Le Premier ministre Abdallah Hamdok et la quasi-totalité des dirigeants civils soudanais avaient été arrêtés lundi quelques heures seulement après le départ du Soudan de l'émissaire des Etats-Unis pour la Corne de l'Afrique Jeffrey Feltman.
Antony Blinken a à nouveau exprimé sa "forte inquiétude" concernant ce putsch et exhorté les militaires soudanais à ne pas faire usage de la violence contre les manifestants.
Trois ambassadeurs, dont celui en Suisse, font défection
Les ambassadeurs soudanais en Suisse, en France et en Belgique ont annoncé mardi leur défection. Ils ont condamné le coup d'Etat militaire de la veille et proclamé leurs ambassades comme celles du "peuple soudanais", a annoncé sur Facebook le ministère de l'Information.
"Nous réaffirmons notre engagement indéfectible et notre soutien total à la lutte du peuple soudanais pour la liberté, la paix et la justice, ainsi qu'au processus de transition visant à établir un système démocratique permanent dans le pays", souligne encore la représentation soudanaise basée à Genève sur sa page Facebook.
Elle appelle à la libération immédiate du Premier ministre Abdallah Hamdok et des autres détenus et à la restauration du processus de transition. "Nous continuerons à nous tenir aux côtés de notre peuple afin de réaliser ses aspirations à un Soudan pacifique et prospère", conclut-elle.
Le DFAE déconseille les voyages non urgents au Soudan
La Suisse déconseille de se rendre au Soudan pour des voyages touristiques et tout autre voyage qui ne présente pas un caractère d'urgence. Cette recommandation reste valable "tant que la situation n'est pas clarifiée".
La situation est confuse depuis le coup d'Etat miliaire de lundi et tendue et son évolution est incertaine, indique mardi le Département fédéral des affaires étrangères (DFAE) dans ses conseils aux voyageurs. De manière générale, il est déconseillé de se rendre dans certaines parties du pays.

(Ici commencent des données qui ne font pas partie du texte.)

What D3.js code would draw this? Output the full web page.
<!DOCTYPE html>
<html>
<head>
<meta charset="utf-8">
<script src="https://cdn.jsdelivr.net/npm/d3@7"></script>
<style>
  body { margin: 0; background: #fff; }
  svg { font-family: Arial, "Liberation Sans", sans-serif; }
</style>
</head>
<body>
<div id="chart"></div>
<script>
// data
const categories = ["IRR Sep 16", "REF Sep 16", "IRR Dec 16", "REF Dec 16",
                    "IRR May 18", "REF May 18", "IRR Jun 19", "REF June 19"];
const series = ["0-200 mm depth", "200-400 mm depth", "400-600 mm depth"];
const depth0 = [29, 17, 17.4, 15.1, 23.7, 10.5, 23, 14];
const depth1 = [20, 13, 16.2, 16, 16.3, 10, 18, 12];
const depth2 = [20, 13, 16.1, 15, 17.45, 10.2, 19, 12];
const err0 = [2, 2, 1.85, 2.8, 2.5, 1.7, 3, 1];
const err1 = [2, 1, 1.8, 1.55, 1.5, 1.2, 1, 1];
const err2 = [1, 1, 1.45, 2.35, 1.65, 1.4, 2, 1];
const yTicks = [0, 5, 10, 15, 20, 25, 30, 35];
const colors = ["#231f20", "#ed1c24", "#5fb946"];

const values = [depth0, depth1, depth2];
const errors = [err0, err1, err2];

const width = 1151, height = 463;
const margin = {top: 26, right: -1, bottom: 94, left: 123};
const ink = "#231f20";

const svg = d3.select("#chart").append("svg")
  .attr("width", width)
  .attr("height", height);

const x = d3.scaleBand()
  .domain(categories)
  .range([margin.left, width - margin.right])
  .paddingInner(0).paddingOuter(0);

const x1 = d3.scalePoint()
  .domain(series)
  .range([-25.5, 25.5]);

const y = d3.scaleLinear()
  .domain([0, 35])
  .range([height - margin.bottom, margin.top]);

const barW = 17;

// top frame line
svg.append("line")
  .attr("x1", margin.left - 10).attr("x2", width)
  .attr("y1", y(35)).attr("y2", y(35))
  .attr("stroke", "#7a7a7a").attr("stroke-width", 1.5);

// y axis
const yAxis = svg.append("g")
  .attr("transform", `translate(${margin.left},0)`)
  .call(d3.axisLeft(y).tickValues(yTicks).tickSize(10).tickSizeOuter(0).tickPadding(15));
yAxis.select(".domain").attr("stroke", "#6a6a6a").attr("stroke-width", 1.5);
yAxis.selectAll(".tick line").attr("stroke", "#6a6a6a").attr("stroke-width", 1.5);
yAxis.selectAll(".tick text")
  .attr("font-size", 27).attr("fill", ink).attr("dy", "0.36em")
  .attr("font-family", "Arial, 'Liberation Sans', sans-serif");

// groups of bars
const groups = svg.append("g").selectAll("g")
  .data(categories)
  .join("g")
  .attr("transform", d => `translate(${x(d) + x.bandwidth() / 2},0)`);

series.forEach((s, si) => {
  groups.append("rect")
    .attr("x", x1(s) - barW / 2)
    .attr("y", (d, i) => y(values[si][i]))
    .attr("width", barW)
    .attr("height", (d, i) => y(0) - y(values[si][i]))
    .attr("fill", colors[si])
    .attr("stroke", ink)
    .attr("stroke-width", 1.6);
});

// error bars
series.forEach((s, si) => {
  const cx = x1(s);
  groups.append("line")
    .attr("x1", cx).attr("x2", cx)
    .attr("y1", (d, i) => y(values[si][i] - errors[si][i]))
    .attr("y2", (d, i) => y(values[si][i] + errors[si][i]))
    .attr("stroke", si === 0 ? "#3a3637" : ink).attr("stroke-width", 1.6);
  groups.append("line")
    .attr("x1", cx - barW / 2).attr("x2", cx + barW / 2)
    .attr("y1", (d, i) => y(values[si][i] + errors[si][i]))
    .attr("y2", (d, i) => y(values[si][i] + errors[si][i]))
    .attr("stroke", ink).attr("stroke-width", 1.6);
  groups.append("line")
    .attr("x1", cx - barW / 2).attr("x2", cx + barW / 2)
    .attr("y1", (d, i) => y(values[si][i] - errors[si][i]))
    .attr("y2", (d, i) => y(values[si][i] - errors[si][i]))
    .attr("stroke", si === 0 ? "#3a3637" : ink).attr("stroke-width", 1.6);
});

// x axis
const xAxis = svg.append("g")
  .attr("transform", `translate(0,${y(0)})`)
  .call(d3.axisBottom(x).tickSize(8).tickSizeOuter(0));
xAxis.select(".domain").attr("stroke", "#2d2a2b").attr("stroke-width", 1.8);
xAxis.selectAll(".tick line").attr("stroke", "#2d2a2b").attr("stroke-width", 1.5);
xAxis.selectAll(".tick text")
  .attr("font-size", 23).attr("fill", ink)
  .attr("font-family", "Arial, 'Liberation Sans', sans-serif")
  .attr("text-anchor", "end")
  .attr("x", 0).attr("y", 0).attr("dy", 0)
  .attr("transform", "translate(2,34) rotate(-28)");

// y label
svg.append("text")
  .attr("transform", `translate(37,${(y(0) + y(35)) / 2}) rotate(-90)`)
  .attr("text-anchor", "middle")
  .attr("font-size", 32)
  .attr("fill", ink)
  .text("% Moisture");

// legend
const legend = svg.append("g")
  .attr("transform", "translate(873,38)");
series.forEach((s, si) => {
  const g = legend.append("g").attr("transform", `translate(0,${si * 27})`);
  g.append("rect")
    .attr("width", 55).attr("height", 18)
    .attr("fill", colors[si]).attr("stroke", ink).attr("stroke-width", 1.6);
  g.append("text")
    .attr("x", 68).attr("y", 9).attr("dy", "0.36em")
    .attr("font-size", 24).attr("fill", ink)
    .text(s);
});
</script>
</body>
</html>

Dans un message publié lundi sur Twitter, le DFAE s'était déclaré "profondément préoccupé" par le coup d'Etat et par "les tentatives de saper la transition politique vers un gouvernement civil et la démocratie". Il a appelé "toutes les parties à s'abstenir d'utiliser la violence et à revenir au dialogue". Il a exprimé son soutien au peuple soudanais "dans son aspiration à un avenir pacifique".